Exercise details:
The data below should be printed in full, exactly, and without any of its images.

Given data:
--- Begin ---

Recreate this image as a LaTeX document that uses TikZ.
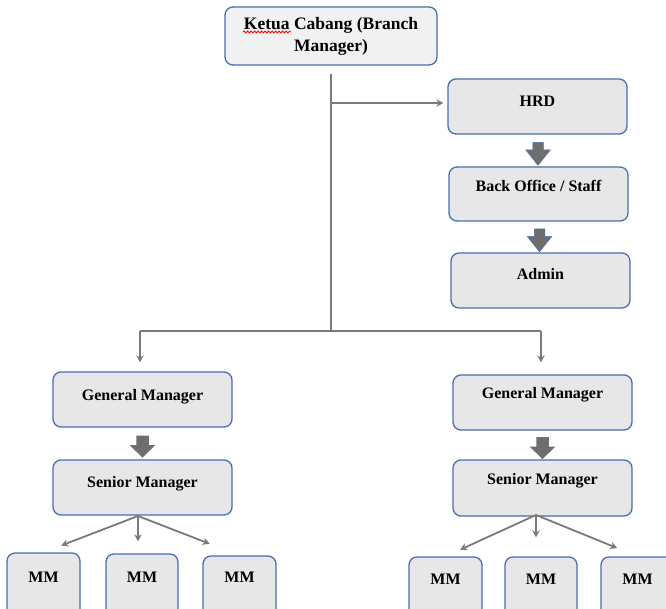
\documentclass[tikz,border=0pt]{standalone}
\usepackage{fontspec}
\setmainfont{Liberation Serif}
\usetikzlibrary{shapes.arrows,arrows.meta,calc,decorations.pathmorphing}
\definecolor{boxline}{HTML}{4A6FAE}
\definecolor{boxfill}{HTML}{E7E7E7}
\definecolor{topfill}{HTML}{F1F1F1}
\definecolor{linkgray}{HTML}{7A7A7A}
\definecolor{blockgray}{HTML}{6E6E6E}

\begin{document}
\begin{tikzpicture}[x=1pt,y=-1pt,
  orgbox/.style n args={3}{draw=boxline, line width=1.3pt, fill=boxfill,
    rounded corners=8pt, inner sep=0pt, minimum width=#1,
    text height=#2, text depth=#3, anchor=base,
    font=\fontsize{16}{19}\selectfont\bfseries},
  link/.style={draw=linkgray, line width=2pt},
  arr/.style={link, -{Stealth[length=7pt,width=7.5pt]}},
  fanarr/.style={arr, line width=1.8pt},
  flow/.style={single arrow, draw=boxline, line width=0.5pt, fill=blockgray,
    rotate=-90, minimum height=23pt, minimum width=24pt,
    text height=10pt, text depth=0pt, text width=0pt,
    single arrow head extend=7pt, single arrow head indent=0pt,
    single arrow tip angle=77, inner sep=0pt},
]
\useasboundingbox (0,0) rectangle (666,609);
\clip (0,0) rectangle (666,609);
\fill[white] (0,0) rectangle (666,609);

% top of the chart
\node[draw=boxline, line width=1.3pt, fill=topfill, rounded corners=8pt,
  minimum width=212pt, minimum height=58pt, align=center,
  font=\fontsize{17.5}{22}\selectfont\bfseries] (head) at (331,36)
  {Ketua Cabang (Branch\\Manager)};
\draw[red, line width=0.8pt, decorate,
  decoration={snake, amplitude=1pt, segment length=3.5pt}] (243,32) -- (291,32);

% staff column
\node[orgbox={179pt}{28pt}{27pt}] (hrd) at (537.5,107) {HRD};
\node[orgbox={179pt}{25pt}{29pt}] (office) at (538.5,192) {Back Office / Staff};
\node[orgbox={179pt}{27pt}{28pt}] (admin) at (540.5,280) {Admin};

% line management, left and right
\node[orgbox={179pt}{28pt}{27pt}] (gmL) at (142.5,400) {General Manager};
\node[orgbox={179pt}{27pt}{28pt}] (smL) at (142.5,487) {Senior Manager};
\node[orgbox={179pt}{23pt}{32pt}] (gmR) at (542.5,398) {General Manager};
\node[orgbox={179pt}{24pt}{32pt}] (smR) at (542.5,484) {Senior Manager};

\node[orgbox={73pt}{29pt}{40pt}] (mmL1) at (43.5,582) {MM};
\node[orgbox={72pt}{28pt}{40pt}] (mmL2) at (142,582) {MM};
\node[orgbox={73pt}{26pt}{40pt}] (mmL3) at (239.5,582) {MM};
\node[orgbox={73pt}{27pt}{40pt}] (mmR1) at (445.5,584) {MM};
\node[orgbox={72pt}{27pt}{40pt}] (mmR2) at (541,584) {MM};
\node[orgbox={73pt}{27pt}{40pt}] (mmR3) at (637.5,584) {MM};

% block arrows
\node[flow] (f1) at ($(hrd.south)!0.5!(office.north)$) {};
\node[flow] (f2) at ($(office.south)!0.5!(admin.north)$) {};
\node[flow, draw=none, minimum height=22pt, minimum width=25pt,
  text height=12pt, single arrow head extend=6.5pt, single arrow tip angle=92]
  (f3) at ($(gmL.south)!0.5!(smL.north)$) {};
\node[flow, draw=none, minimum height=22pt, minimum width=25pt,
  text height=12pt, single arrow head extend=6.5pt, single arrow tip angle=92]
  (f4) at ($(gmR.south)!0.5!(smR.north)$) {};

% connectors
\coordinate (split) at (331,331);
\coordinate (tapL) at (140,331);
\coordinate (tapR) at (541,331);
\coordinate (tapH) at (331,103);
\draw[link] ([yshift=-8pt]head.south) -- (split);
\draw[link] (tapL) -- (tapR);
\draw[arr, shorten >=4pt] (tapH) -- (tapH -| hrd.west);
\draw[arr, shorten >=9pt] (tapL) -- (tapL |- gmL.north);
\draw[arr, shorten >=12pt] (tapR) -- (tapR |- gmR.north);

\coordinate (fanL) at (138,516);
\draw[fanarr, shorten >=19pt] (fanL) -- (mmL1.north);
\draw[fanarr, shorten >=12pt] (fanL) -- (fanL |- mmL2.north);
\draw[fanarr, shorten >=32pt] (fanL) -- (mmL3.north);
\coordinate (fanR) at (536,515);
\draw[fanarr, shorten >=16pt] (fanR) -- (mmR1.north);
\draw[fanarr, shorten >=19pt] (fanR) -- (fanR |- mmR2.north);
\draw[fanarr, shorten >=22pt] (fanR) -- (mmR3.north);
\end{tikzpicture}
\end{document}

--- End ---

Written reply:
Recreate this image as a LaTeX document that uses TikZ.
\documentclass[tikz,border=0pt]{standalone}
\usepackage{fontspec}
\setmainfont{Liberation Serif}
\usetikzlibrary{shapes.arrows,arrows.meta,calc,decorations.pathmorphing}
\definecolor{boxline}{HTML}{4A6FAE}
\definecolor{boxfill}{HTML}{E7E7E7}
\definecolor{topfill}{HTML}{F1F1F1}
\definecolor{linkgray}{HTML}{7A7A7A}
\definecolor{blockgray}{HTML}{6E6E6E}

\begin{document}
\begin{tikzpicture}[x=1pt,y=-1pt,
  orgbox/.style n args={3}{draw=boxline, line width=1.3pt, fill=boxfill,
    rounded corners=8pt, inner sep=0pt, minimum width=#1,
    text height=#2, text depth=#3, anchor=base,
    font=\fontsize{16}{19}\selectfont\bfseries},
  link/.style={draw=linkgray, line width=2pt},
  arr/.style={link, -{Stealth[length=7pt,width=7.5pt]}},
  fanarr/.style={arr, line width=1.8pt},
  flow/.style={single arrow, draw=boxline, line width=0.5pt, fill=blockgray,
    rotate=-90, minimum height=23pt, minimum width=24pt,
    text height=10pt, text depth=0pt, text width=0pt,
    single arrow head extend=7pt, single arrow head indent=0pt,
    single arrow tip angle=77, inner sep=0pt},
]
\useasboundingbox (0,0) rectangle (666,609);
\clip (0,0) rectangle (666,609);
\fill[white] (0,0) rectangle (666,609);

% top of the chart
\node[draw=boxline, line width=1.3pt, fill=topfill, rounded corners=8pt,
  minimum width=212pt, minimum height=58pt, align=center,
  font=\fontsize{17.5}{22}\selectfont\bfseries] (head) at (331,36)
  {Ketua Cabang (Branch\\Manager)};
\draw[red, line width=0.8pt, decorate,
  decoration={snake, amplitude=1pt, segment length=3.5pt}] (243,32) -- (291,32);

% staff column
\node[orgbox={179pt}{28pt}{27pt}] (hrd) at (537.5,107) {HRD};
\node[orgbox={179pt}{25pt}{29pt}] (office) at (538.5,192) {Back Office / Staff};
\node[orgbox={179pt}{27pt}{28pt}] (admin) at (540.5,280) {Admin};

% line management, left and right
\node[orgbox={179pt}{28pt}{27pt}] (gmL) at (142.5,400) {General Manager};
\node[orgbox={179pt}{27pt}{28pt}] (smL) at (142.5,487) {Senior Manager};
\node[orgbox={179pt}{23pt}{32pt}] (gmR) at (542.5,398) {General Manager};
\node[orgbox={179pt}{24pt}{32pt}] (smR) at (542.5,484) {Senior Manager};

\node[orgbox={73pt}{29pt}{40pt}] (mmL1) at (43.5,582) {MM};
\node[orgbox={72pt}{28pt}{40pt}] (mmL2) at (142,582) {MM};
\node[orgbox={73pt}{26pt}{40pt}] (mmL3) at (239.5,582) {MM};
\node[orgbox={73pt}{27pt}{40pt}] (mmR1) at (445.5,584) {MM};
\node[orgbox={72pt}{27pt}{40pt}] (mmR2) at (541,584) {MM};
\node[orgbox={73pt}{27pt}{40pt}] (mmR3) at (637.5,584) {MM};

% block arrows
\node[flow] (f1) at ($(hrd.south)!0.5!(office.north)$) {};
\node[flow] (f2) at ($(office.south)!0.5!(admin.north)$) {};
\node[flow, draw=none, minimum height=22pt, minimum width=25pt,
  text height=12pt, single arrow head extend=6.5pt, single arrow tip angle=92]
  (f3) at ($(gmL.south)!0.5!(smL.north)$) {};
\node[flow, draw=none, minimum height=22pt, minimum width=25pt,
  text height=12pt, single arrow head extend=6.5pt, single arrow tip angle=92]
  (f4) at ($(gmR.south)!0.5!(smR.north)$) {};

% connectors
\coordinate (split) at (331,331);
\coordinate (tapL) at (140,331);
\coordinate (tapR) at (541,331);
\coordinate (tapH) at (331,103);
\draw[link] ([yshift=-8pt]head.south) -- (split);
\draw[link] (tapL) -- (tapR);
\draw[arr, shorten >=4pt] (tapH) -- (tapH -| hrd.west);
\draw[arr, shorten >=9pt] (tapL) -- (tapL |- gmL.north);
\draw[arr, shorten >=12pt] (tapR) -- (tapR |- gmR.north);

\coordinate (fanL) at (138,516);
\draw[fanarr, shorten >=19pt] (fanL) -- (mmL1.north);
\draw[fanarr, shorten >=12pt] (fanL) -- (fanL |- mmL2.north);
\draw[fanarr, shorten >=32pt] (fanL) -- (mmL3.north);
\coordinate (fanR) at (536,515);
\draw[fanarr, shorten >=16pt] (fanR) -- (mmR1.north);
\draw[fanarr, shorten >=19pt] (fanR) -- (fanR |- mmR2.north);
\draw[fanarr, shorten >=22pt] (fanR) -- (mmR3.north);
\end{tikzpicture}
\end{document}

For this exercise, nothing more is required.